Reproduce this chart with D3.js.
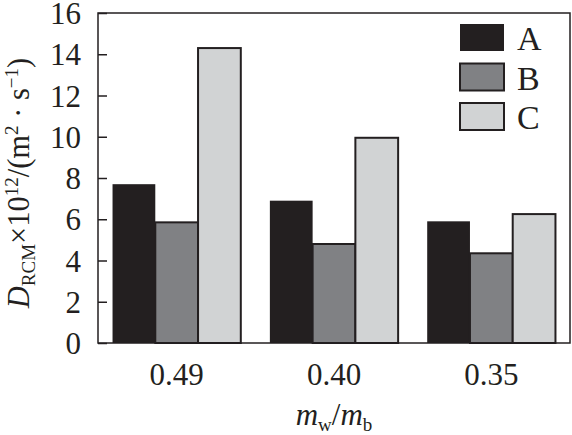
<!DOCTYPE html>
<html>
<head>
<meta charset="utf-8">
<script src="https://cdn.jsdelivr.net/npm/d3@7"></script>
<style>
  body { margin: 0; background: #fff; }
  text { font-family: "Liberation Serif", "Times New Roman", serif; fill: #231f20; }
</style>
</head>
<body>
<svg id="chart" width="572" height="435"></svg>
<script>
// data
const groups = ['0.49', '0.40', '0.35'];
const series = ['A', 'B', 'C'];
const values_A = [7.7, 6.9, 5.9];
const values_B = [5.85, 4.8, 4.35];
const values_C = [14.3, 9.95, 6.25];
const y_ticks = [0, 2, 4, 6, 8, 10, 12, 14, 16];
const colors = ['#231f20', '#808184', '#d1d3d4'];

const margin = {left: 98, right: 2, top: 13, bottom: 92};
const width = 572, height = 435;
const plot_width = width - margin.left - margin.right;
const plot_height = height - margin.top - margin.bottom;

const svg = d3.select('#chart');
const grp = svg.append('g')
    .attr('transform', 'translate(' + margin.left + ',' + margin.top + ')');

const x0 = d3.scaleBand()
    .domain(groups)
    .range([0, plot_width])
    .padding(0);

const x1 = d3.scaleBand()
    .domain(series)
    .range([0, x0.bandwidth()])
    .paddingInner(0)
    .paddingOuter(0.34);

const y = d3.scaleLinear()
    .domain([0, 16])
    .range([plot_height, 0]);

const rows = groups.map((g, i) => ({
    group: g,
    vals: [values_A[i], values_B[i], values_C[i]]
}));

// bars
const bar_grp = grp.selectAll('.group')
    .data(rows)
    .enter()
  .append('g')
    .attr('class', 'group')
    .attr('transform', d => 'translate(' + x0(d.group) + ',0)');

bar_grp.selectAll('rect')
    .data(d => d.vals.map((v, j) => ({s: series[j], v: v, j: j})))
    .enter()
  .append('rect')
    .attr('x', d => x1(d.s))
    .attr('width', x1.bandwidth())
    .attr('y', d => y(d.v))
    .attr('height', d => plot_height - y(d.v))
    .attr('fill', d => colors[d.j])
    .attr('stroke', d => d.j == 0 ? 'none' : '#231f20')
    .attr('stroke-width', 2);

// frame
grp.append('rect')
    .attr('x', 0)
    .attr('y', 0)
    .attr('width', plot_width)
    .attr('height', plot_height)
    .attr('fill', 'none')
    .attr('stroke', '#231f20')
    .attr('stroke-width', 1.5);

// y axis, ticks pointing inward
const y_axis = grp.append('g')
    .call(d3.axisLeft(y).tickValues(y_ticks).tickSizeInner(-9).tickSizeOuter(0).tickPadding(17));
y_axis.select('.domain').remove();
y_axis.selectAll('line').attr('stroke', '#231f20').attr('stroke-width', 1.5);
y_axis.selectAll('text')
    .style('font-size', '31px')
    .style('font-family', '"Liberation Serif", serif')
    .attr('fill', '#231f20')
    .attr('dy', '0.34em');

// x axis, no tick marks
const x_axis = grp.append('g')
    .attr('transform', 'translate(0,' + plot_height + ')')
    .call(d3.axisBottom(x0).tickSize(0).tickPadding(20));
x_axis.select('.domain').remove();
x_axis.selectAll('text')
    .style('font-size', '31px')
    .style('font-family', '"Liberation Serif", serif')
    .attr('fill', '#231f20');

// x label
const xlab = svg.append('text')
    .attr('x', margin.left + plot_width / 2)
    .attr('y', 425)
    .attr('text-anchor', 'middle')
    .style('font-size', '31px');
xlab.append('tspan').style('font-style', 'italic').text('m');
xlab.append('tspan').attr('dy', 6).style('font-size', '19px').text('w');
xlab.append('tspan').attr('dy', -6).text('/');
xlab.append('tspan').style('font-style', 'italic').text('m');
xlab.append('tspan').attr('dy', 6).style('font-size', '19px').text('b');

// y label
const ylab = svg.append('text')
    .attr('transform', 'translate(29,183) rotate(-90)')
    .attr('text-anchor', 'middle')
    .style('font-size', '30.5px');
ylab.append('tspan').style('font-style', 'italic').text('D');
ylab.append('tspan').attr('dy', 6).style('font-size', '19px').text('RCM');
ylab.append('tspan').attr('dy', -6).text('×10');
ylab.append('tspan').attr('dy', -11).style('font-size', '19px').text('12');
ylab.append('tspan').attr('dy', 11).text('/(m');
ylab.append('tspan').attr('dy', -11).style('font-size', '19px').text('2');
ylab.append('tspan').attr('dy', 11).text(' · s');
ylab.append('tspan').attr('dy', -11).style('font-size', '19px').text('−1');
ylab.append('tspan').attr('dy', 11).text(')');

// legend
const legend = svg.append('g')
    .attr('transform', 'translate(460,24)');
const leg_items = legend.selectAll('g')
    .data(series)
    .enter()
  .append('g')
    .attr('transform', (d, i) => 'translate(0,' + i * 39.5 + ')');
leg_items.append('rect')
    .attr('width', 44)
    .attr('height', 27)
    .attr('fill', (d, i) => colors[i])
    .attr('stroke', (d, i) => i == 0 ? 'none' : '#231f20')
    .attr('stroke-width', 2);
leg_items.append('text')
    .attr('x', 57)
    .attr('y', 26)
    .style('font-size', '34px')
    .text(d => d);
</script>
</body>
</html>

──────────────────────────────

Every line above should be returned exactly; the pictures stay out.

Reproduce this chart with D3.js.
<!DOCTYPE html>
<html>
<head>
<meta charset="utf-8">
<script src="https://cdn.jsdelivr.net/npm/d3@7"></script>
<style>
  body { margin: 0; background: #fff; }
  text { font-family: "Liberation Serif", "Times New Roman", serif; fill: #231f20; }
</style>
</head>
<body>
<svg id="chart" width="572" height="435"></svg>
<script>
// data
const groups = ['0.49', '0.40', '0.35'];
const series = ['A', 'B', 'C'];
const values_A = [7.7, 6.9, 5.9];
const values_B = [5.85, 4.8, 4.35];
const values_C = [14.3, 9.95, 6.25];
const y_ticks = [0, 2, 4, 6, 8, 10, 12, 14, 16];
const colors = ['#231f20', '#808184', '#d1d3d4'];

const margin = {left: 98, right: 2, top: 13, bottom: 92};
const width = 572, height = 435;
const plot_width = width - margin.left - margin.right;
const plot_height = height - margin.top - margin.bottom;

const svg = d3.select('#chart');
const grp = svg.append('g')
    .attr('transform', 'translate(' + margin.left + ',' + margin.top + ')');

const x0 = d3.scaleBand()
    .domain(groups)
    .range([0, plot_width])
    .padding(0);

const x1 = d3.scaleBand()
    .domain(series)
    .range([0, x0.bandwidth()])
    .paddingInner(0)
    .paddingOuter(0.34);

const y = d3.scaleLinear()
    .domain([0, 16])
    .range([plot_height, 0]);

const rows = groups.map((g, i) => ({
    group: g,
    vals: [values_A[i], values_B[i], values_C[i]]
}));

// bars
const bar_grp = grp.selectAll('.group')
    .data(rows)
    .enter()
  .append('g')
    .attr('class', 'group')
    .attr('transform', d => 'translate(' + x0(d.group) + ',0)');

bar_grp.selectAll('rect')
    .data(d => d.vals.map((v, j) => ({s: series[j], v: v, j: j})))
    .enter()
  .append('rect')
    .attr('x', d => x1(d.s))
    .attr('width', x1.bandwidth())
    .attr('y', d => y(d.v))
    .attr('height', d => plot_height - y(d.v))
    .attr('fill', d => colors[d.j])
    .attr('stroke', d => d.j == 0 ? 'none' : '#231f20')
    .attr('stroke-width', 2);

// frame
grp.append('rect')
    .attr('x', 0)
    .attr('y', 0)
    .attr('width', plot_width)
    .attr('height', plot_height)
    .attr('fill', 'none')
    .attr('stroke', '#231f20')
    .attr('stroke-width', 1.5);

// y axis, ticks pointing inward
const y_axis = grp.append('g')
    .call(d3.axisLeft(y).tickValues(y_ticks).tickSizeInner(-9).tickSizeOuter(0).tickPadding(17));
y_axis.select('.domain').remove();
y_axis.selectAll('line').attr('stroke', '#231f20').attr('stroke-width', 1.5);
y_axis.selectAll('text')
    .style('font-size', '31px')
    .style('font-family', '"Liberation Serif", serif')
    .attr('fill', '#231f20')
    .attr('dy', '0.34em');

// x axis, no tick marks
const x_axis = grp.append('g')
    .attr('transform', 'translate(0,' + plot_height + ')')
    .call(d3.axisBottom(x0).tickSize(0).tickPadding(20));
x_axis.select('.domain').remove();
x_axis.selectAll('text')
    .style('font-size', '31px')
    .style('font-family', '"Liberation Serif", serif')
    .attr('fill', '#231f20');

// x label
const xlab = svg.append('text')
    .attr('x', margin.left + plot_width / 2)
    .attr('y', 425)
    .attr('text-anchor', 'middle')
    .style('font-size', '31px');
xlab.append('tspan').style('font-style', 'italic').text('m');
xlab.append('tspan').attr('dy', 6).style('font-size', '19px').text('w');
xlab.append('tspan').attr('dy', -6).text('/');
xlab.append('tspan').style('font-style', 'italic').text('m');
xlab.append('tspan').attr('dy', 6).style('font-size', '19px').text('b');

// y label
const ylab = svg.append('text')
    .attr('transform', 'translate(29,183) rotate(-90)')
    .attr('text-anchor', 'middle')
    .style('font-size', '30.5px');
ylab.append('tspan').style('font-style', 'italic').text('D');
ylab.append('tspan').attr('dy', 6).style('font-size', '19px').text('RCM');
ylab.append('tspan').attr('dy', -6).text('×10');
ylab.append('tspan').attr('dy', -11).style('font-size', '19px').text('12');
ylab.append('tspan').attr('dy', 11).text('/(m');
ylab.append('tspan').attr('dy', -11).style('font-size', '19px').text('2');
ylab.append('tspan').attr('dy', 11).text(' · s');
ylab.append('tspan').attr('dy', -11).style('font-size', '19px').text('−1');
ylab.append('tspan').attr('dy', 11).text(')');

// legend
const legend = svg.append('g')
    .attr('transform', 'translate(460,24)');
const leg_items = legend.selectAll('g')
    .data(series)
    .enter()
  .append('g')
    .attr('transform', (d, i) => 'translate(0,' + i * 39.5 + ')');
leg_items.append('rect')
    .attr('width', 44)
    .attr('height', 27)
    .attr('fill', (d, i) => colors[i])
    .attr('stroke', (d, i) => i == 0 ? 'none' : '#231f20')
    .attr('stroke-width', 2);
leg_items.append('text')
    .attr('x', 57)
    .attr('y', 26)
    .style('font-size', '34px')
    .text(d => d);
</script>
</body>
</html>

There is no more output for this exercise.